Prime Minister Vladimir Putin on Tuesday rolled out a new 13 billion ruble ($441 million) plan to support small business. The measures, if approved by lawmakers, will more than double the spending that the federal budget earmarked to help the sector this year, Putin said.

The government also plans to increase a program that provides financial assistance to entrepreneurs starting their own businesses, Deputy Prime Minister Alexander Zhukov said earlier this month. The program, initiated by the government last year, currently provides 60,000 rubles ($2,000) in subsidies to jobless people who want to start their own business and can present a successful plan.

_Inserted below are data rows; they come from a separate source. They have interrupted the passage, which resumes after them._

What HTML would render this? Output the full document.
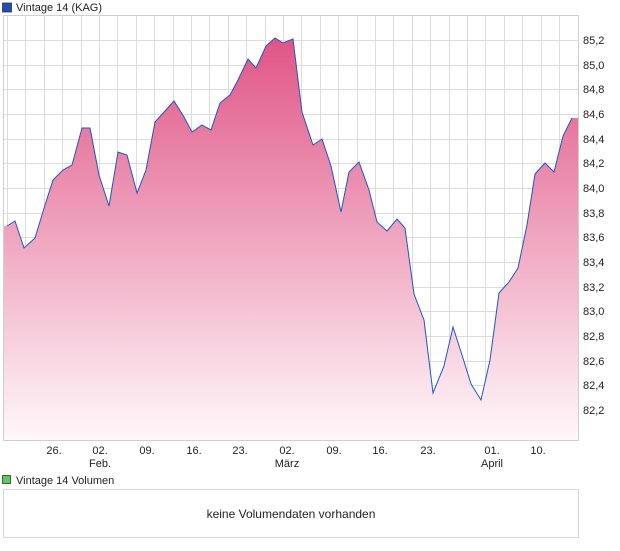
<!DOCTYPE html>
<html><head><meta charset="utf-8"><style>
body{margin:0;background:#fff;width:620px;height:546px;overflow:hidden;font-family:"Liberation Sans",sans-serif}
</style></head><body>
<svg width="620" height="546" xmlns="http://www.w3.org/2000/svg" font-family="Liberation Sans, sans-serif" font-size="11" fill="#222">
<defs><linearGradient id="g" x1="0" y1="0" x2="0" y2="1">
<stop offset="0" stop-color="#e05585"/><stop offset="1" stop-color="#fff8fb"/></linearGradient></defs>
<rect x="2.5" y="3" width="9" height="9" fill="#1f4fb5" stroke="#333" stroke-width="0.8"/>
<text x="16" y="11" font-size="11">Vintage 14 (KAG)</text>
<g stroke="#dcdcdc" stroke-width="1">
<path d="M7.5 16V440M25.5 16V440M44.5 16V440M62.5 16V440M81.5 16V440M99.5 16V440M117.5 16V440M136.5 16V440M154.5 16V440M173.5 16V440M191.5 16V440M209.5 16V440M228.5 16V440M246.5 16V440M265.5 16V440M283.5 16V440M301.5 16V440M320.5 16V440M338.5 16V440M357.5 16V440M375.5 16V440M393.5 16V440M412.5 16V440M430.5 16V440M449.5 16V440M467.5 16V440M485.5 16V440M504.5 16V440M522.5 16V440M541.5 16V440M559.5 16V440"/>
<path d="M3 40.5H579M3 65.5H579M3 89.5H579M3 114.5H579M3 139.5H579M3 163.5H579M3 188.5H579M3 213.5H579M3 237.5H579M3 262.5H579M3 287.5H579M3 311.5H579M3 336.5H579M3 361.5H579M3 385.5H579M3 410.5H579"/>
</g>
<path fill="url(#g)" d="M7 226L15 221L24 248L35 238L45 205L53 180L63 170L72 165L82 128L90 128L99 175L109 206L118 152L127 155L137 193L146 170L155 122L165 111L174 101L184 117L192 132L202 125L211 130L220 103L230 95L238 80L248 59L256 68L266 46L275 38L283 43L293 39L302 112L313 145L322 139L331 166L341 212L349 172L359 162L369 190L377 222L387 231L397 219L405 228L414 294L424 320L433 393L444 366L453 327L462 355L471 384L481 400L490 360L499 293L509 282L518 268L527 225L535 174L545 163L554 172L563 136L572 118L578 118L578 440L3 440L3 226Z"/>
<path fill="none" stroke="#1f55c8" stroke-width="1" d="M7 226L15 221L24 248L35 238L45 205L53 180L63 170L72 165L82 128L90 128L99 175L109 206L118 152L127 155L137 193L146 170L155 122L165 111L174 101L184 117L192 132L202 125L211 130L220 103L230 95L238 80L248 59L256 68L266 46L275 38L283 43L293 39L302 112L313 145L322 139L331 166L341 212L349 172L359 162L369 190L377 222L387 231L397 219L405 228L414 294L424 320L433 393L444 366L453 327L462 355L471 384L481 400L490 360L499 293L509 282L518 268L527 225L535 174L545 163L554 172L563 136L572 118"/>
<rect x="3.5" y="15.5" width="575" height="425" fill="none" stroke="#cfcfcf"/>
<g font-size="11">
<text x="583" y="44">85,2</text><text x="583" y="69">85,0</text><text x="583" y="93">84,8</text><text x="583" y="118">84,6</text><text x="583" y="167">84,2</text><text x="583" y="143">84,4</text><text x="583" y="192">84,0</text><text x="583" y="217">83,8</text><text x="583" y="241">83,6</text><text x="583" y="266">83,4</text><text x="583" y="291">83,2</text><text x="583" y="315">83,0</text><text x="583" y="340">82,8</text><text x="583" y="365">82,6</text><text x="583" y="389">82,4</text><text x="583" y="414">82,2</text>
</g>
<g font-size="11" text-anchor="middle">
<text x="54" y="454">26.</text><text x="100" y="454">02.</text><text x="100" y="467">Feb.</text><text x="147" y="454">09.</text><text x="194" y="454">16.</text><text x="240" y="454">23.</text><text x="287" y="454">02.</text><text x="287" y="467">März</text><text x="334" y="454">09.</text><text x="380" y="454">16.</text><text x="428" y="454">23.</text><text x="492" y="454">01.</text><text x="492" y="467">April</text><text x="538" y="454">10.</text>
</g>
<rect x="2.5" y="475.5" width="8" height="8" fill="#5ccc5c" stroke="#333" stroke-width="0.8"/>
<text x="16" y="484" font-size="11">Vintage 14 Volumen</text>
<rect x="3.5" y="489.5" width="575" height="48" fill="#fff" stroke="#d6d6d6"/>
<text x="291" y="518" font-size="12" text-anchor="middle">keine Volumendaten vorhanden</text>
</svg>
</body></html>
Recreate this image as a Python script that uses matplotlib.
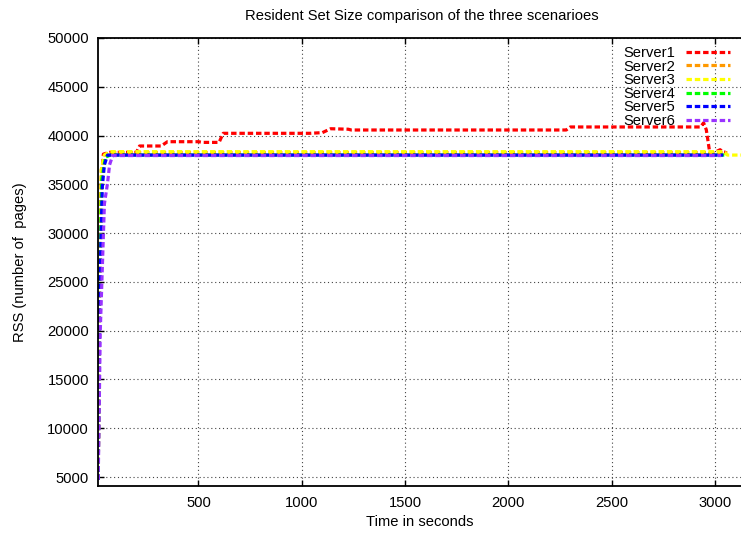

Bogetich said the funding "could play a catalytic role" for small and medium-sized enterprises, but steps to tackle problems like corruption and to educate the labor force would also support the sector.

"Money is part of that, not everything," he said.

Bogetich also said the growth of small and medium-sized firms was key for the diversification of Russia's economy away from its heavy dependency on the oil and gas sector. "I think Russia definitely needs more small and medium-sized enterprises," he said.

The World Bank said it expected that employment in Russia would show a slower recovery than the national economy as a whole.

The unemployment rate was 8.6 percent in February, down from 9.2 percent in January, the State Statistics Service said Monday.

According to the World Bank's forecast, the economy will likely grow by 5 percent to 5.5 percent this year before registering a more moderate increase of 3.5 percent in 2011.

The figures are much higher than those announced by the Economic Development Ministry recently. Deputy Economic Development Minister Andrei Klepach said the economy might grow by 4 percent to 4.5 percent this year, higher than the official forecast of 3 percent to 3.5 percent.